Brief: Copy the lines holding the word "that", all of them.
**** Input records
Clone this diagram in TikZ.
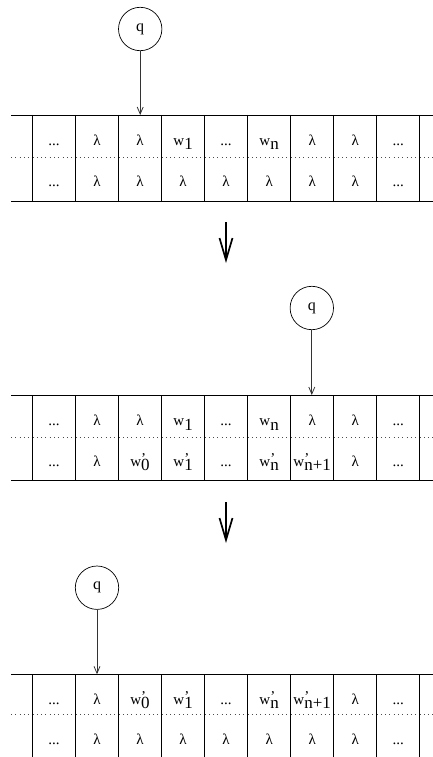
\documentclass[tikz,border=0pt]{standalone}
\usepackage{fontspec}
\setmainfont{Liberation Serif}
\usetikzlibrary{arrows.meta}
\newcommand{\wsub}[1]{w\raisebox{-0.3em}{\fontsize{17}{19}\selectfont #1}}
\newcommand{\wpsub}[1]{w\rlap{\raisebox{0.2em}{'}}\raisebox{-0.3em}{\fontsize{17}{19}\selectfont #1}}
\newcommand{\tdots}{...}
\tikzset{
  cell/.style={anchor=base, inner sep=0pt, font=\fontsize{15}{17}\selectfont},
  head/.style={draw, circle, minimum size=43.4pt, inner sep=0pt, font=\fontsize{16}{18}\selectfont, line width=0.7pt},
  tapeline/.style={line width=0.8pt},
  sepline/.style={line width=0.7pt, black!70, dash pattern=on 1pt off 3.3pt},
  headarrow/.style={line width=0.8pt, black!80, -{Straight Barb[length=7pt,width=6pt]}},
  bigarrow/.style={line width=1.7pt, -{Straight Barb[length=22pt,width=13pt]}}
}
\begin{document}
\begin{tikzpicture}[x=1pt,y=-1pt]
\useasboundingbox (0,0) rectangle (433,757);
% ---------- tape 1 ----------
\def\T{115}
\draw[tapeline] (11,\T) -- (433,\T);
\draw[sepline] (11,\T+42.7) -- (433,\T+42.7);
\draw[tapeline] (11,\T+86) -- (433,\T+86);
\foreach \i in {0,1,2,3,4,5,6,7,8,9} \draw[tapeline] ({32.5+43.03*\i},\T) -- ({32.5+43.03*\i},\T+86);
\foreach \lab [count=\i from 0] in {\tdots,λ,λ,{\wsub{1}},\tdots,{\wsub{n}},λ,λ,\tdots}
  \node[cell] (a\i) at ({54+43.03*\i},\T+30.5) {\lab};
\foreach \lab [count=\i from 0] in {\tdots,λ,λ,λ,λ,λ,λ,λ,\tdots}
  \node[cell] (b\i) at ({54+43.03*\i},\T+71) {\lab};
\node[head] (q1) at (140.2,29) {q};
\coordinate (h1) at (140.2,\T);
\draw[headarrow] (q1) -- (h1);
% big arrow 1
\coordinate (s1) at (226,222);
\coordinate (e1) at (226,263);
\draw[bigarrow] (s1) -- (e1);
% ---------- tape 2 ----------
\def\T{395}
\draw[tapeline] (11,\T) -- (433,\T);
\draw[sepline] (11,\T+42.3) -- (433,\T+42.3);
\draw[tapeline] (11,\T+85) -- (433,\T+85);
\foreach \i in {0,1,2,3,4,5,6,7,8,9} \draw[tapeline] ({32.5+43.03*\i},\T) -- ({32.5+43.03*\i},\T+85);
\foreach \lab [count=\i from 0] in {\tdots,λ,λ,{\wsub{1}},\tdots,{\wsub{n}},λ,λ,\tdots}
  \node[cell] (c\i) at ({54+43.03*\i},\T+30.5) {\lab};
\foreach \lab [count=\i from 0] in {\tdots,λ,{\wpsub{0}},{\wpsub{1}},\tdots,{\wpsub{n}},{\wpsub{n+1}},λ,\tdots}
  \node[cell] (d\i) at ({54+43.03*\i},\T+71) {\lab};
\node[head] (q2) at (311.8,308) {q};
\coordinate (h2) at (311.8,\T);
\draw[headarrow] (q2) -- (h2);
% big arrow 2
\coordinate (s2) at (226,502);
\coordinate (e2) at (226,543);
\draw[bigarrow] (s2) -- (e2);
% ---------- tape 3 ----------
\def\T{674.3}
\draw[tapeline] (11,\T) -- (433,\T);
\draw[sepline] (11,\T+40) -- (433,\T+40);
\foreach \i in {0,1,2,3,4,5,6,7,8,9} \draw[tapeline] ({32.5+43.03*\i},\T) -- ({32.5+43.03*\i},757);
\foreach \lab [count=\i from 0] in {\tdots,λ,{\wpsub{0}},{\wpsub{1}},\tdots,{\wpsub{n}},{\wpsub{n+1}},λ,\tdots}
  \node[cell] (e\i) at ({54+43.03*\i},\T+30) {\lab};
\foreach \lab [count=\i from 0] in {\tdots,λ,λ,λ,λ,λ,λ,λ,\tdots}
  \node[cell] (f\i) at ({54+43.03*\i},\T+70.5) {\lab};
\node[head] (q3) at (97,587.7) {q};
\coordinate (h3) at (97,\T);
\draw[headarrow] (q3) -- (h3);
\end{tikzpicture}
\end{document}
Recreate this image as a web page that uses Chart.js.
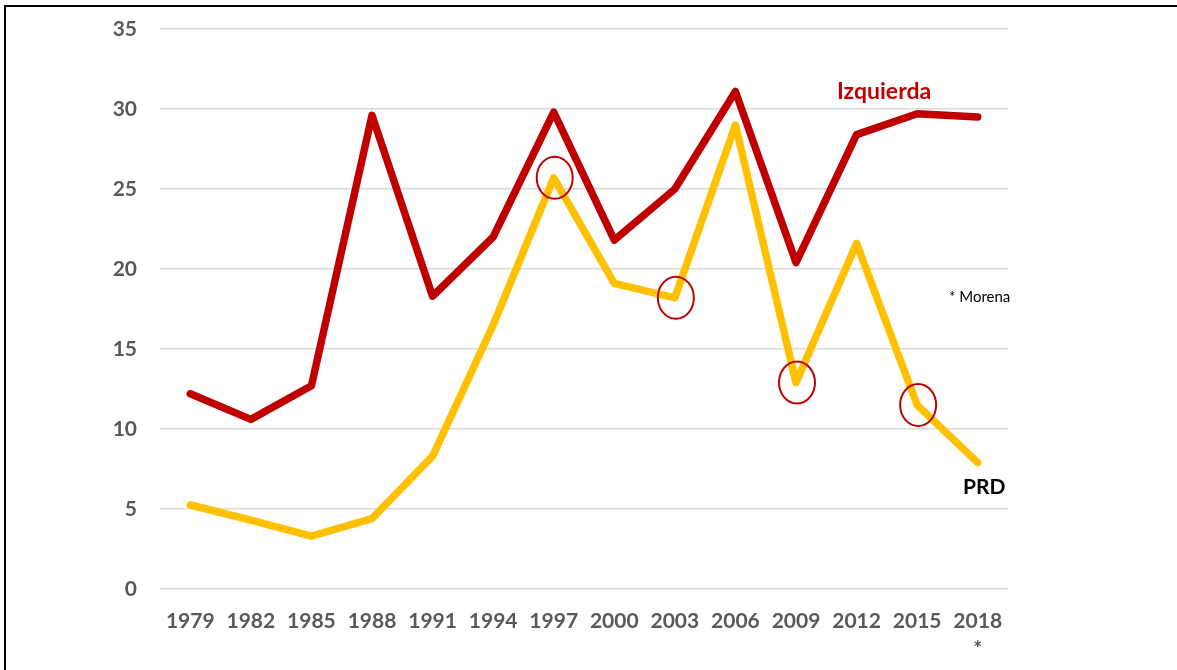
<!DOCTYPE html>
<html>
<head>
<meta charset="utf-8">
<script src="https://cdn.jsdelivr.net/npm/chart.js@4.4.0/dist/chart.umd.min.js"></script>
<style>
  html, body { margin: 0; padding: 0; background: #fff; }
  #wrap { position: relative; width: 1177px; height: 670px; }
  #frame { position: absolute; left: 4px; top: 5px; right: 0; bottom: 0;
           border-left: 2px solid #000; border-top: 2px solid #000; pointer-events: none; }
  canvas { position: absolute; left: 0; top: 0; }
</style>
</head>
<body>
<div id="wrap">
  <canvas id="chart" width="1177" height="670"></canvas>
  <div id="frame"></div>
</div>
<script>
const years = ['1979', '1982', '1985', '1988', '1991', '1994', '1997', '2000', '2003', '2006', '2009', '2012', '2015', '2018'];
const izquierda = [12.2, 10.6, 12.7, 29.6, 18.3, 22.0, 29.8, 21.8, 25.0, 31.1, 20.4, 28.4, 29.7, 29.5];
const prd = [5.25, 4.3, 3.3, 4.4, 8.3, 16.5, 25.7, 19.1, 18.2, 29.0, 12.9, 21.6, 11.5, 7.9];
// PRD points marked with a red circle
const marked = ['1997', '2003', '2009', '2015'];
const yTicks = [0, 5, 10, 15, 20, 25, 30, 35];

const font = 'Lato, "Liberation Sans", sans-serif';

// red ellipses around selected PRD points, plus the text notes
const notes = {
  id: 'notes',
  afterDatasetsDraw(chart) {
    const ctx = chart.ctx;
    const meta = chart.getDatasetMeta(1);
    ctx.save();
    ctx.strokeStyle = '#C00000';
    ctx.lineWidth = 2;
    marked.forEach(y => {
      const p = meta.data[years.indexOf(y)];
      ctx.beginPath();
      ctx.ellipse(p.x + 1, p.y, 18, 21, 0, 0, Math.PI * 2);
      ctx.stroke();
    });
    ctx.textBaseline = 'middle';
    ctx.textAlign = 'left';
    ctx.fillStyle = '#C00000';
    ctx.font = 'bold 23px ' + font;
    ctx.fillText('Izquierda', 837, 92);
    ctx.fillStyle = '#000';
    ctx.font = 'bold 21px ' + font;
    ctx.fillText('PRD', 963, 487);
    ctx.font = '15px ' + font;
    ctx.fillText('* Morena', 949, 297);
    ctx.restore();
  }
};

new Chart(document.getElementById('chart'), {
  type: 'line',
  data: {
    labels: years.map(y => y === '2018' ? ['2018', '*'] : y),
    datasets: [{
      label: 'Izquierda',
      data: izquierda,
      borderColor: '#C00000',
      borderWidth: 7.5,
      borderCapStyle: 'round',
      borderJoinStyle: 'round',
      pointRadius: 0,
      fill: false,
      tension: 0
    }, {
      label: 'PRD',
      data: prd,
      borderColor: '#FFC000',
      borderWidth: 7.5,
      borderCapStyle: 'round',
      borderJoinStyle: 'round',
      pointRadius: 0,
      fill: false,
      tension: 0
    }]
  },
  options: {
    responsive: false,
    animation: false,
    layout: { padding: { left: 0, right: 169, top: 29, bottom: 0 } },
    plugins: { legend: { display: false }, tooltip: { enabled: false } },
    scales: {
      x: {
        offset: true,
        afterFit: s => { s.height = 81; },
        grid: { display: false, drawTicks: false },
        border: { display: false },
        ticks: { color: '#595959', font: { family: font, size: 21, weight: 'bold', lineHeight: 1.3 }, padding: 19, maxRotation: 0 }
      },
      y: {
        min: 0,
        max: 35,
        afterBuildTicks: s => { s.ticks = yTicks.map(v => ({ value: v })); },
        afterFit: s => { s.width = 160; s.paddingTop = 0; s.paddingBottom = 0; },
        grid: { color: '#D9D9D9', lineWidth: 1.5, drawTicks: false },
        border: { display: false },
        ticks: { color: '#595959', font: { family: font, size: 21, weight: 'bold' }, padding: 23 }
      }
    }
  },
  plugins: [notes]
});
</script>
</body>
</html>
********
**** Input records
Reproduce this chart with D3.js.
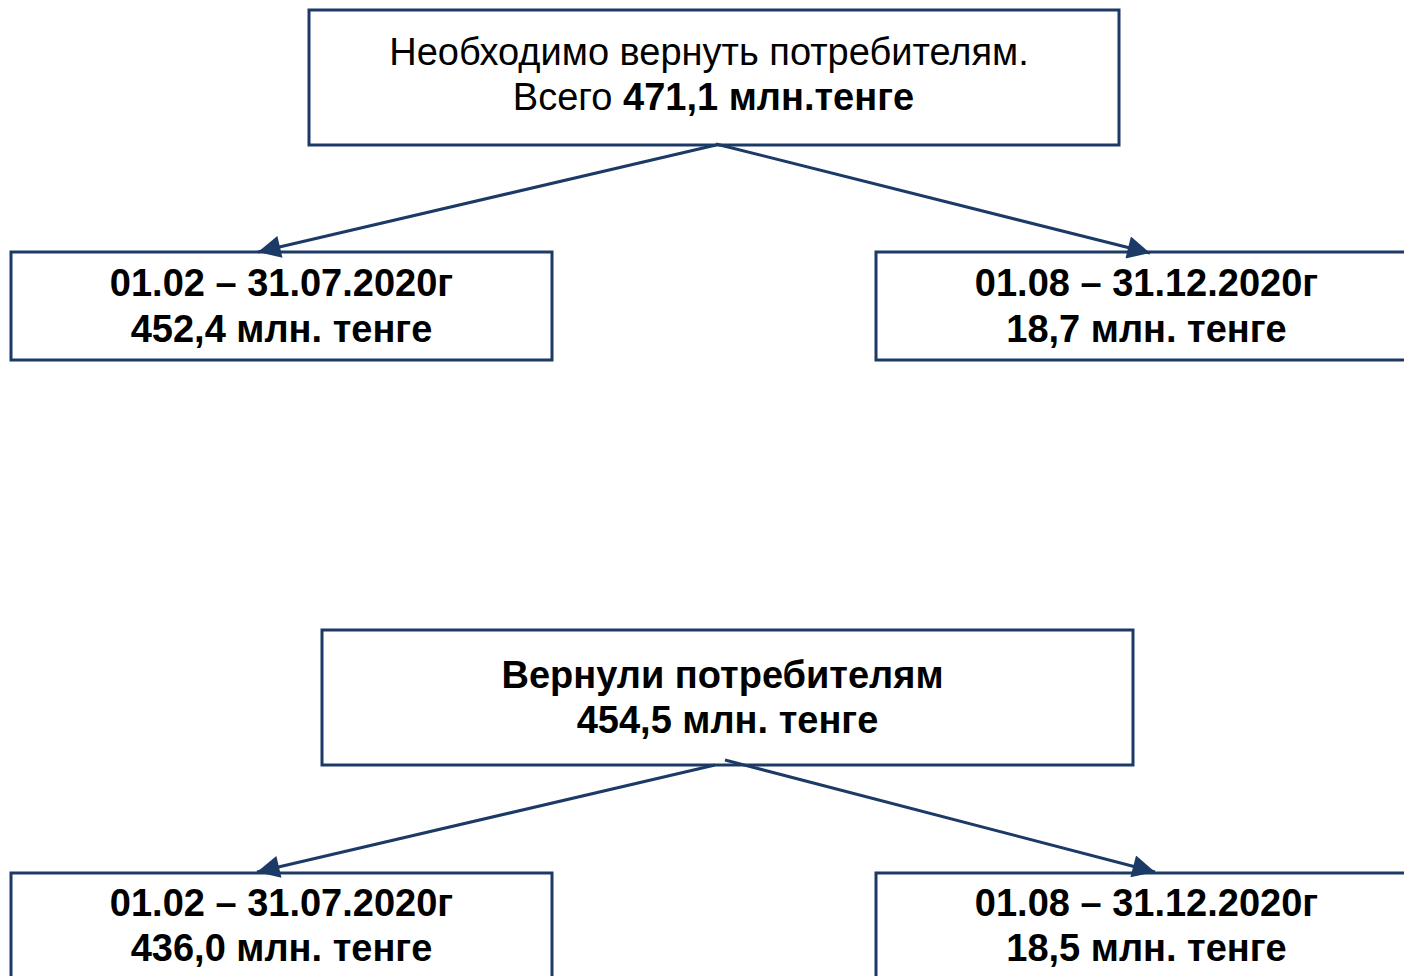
********
**** Input records
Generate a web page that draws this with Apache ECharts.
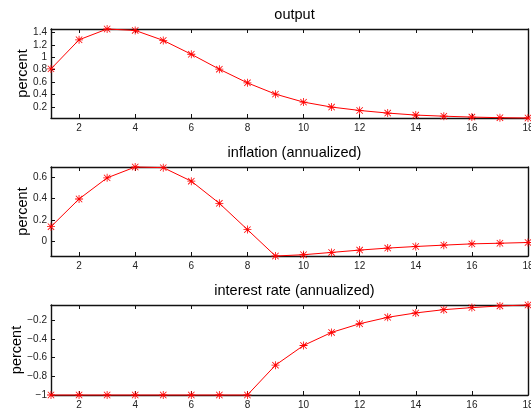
********
Exercise result:
Recreate this image as a web page that uses Chart.js.
Generate a web page that draws this with Apache ECharts.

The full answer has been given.